Things to know about virtual machine sizes

The best way to determine the appropriate virtual machine size is to consider the type of workload your virtual machine needs to run. Based on the workload, you can choose from a subset of available virtual machine sizes.

The following table shows size classifications for Azure Virtual Machines workloads and recommended usage scenarios.

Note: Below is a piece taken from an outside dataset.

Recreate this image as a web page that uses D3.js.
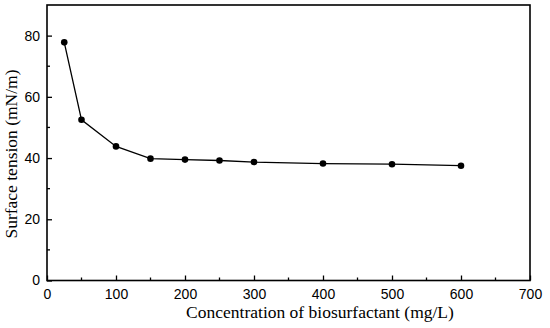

Classification Description Scenarios
General purpose General-purpose virtual machines are designed to have a balanced CPU-to-memory ratio. - Testing and development
- Small to medium databases
- Low to medium traffic web servers
Compute optimized Compute optimized virtual machines are designed to have a high CPU-to-memory ratio. - Medium traffic web servers
- Network appliances
- Batch processes
- Application servers
Memory optimized Memory optimized virtual machines are designed to have a high memory-to-CPU ratio. - Relational database servers
- Medium to large caches
- In-memory analytics
Storage optimized Storage optimized virtual machines are designed to have high disk throughput and I/O. - Big Data
- SQL and NoSQL databases
- Data warehousing
- Large transactional databases
GPU GPU virtual machines are specialized virtual machines targeted for heavy graphics rendering and video editing. Available with single or multiple GPUs. - Model training
- Inferencing with deep learning
High performance computes High performance compute offers the fastest and most powerful CPU virtual machines with optional high-throughput network interfaces (RDMA). - Workloads that require fast performance
- High traffic networks

Resizing virtual machines

Azure allows you to change the virtual machine size when the existing size no longer meets your needs. You can resize a virtual machine if your current hardware configuration is allowed in the new size. This option provides a fully agile and elastic approach to virtual machine management.

When you stop and deallocate the virtual machine, you can select any size available in your region.

Important

Be cautious when resizing production virtual machines. Resizing a machine might require a restart that can cause a temporary outage or change configuration settings such as the IP address.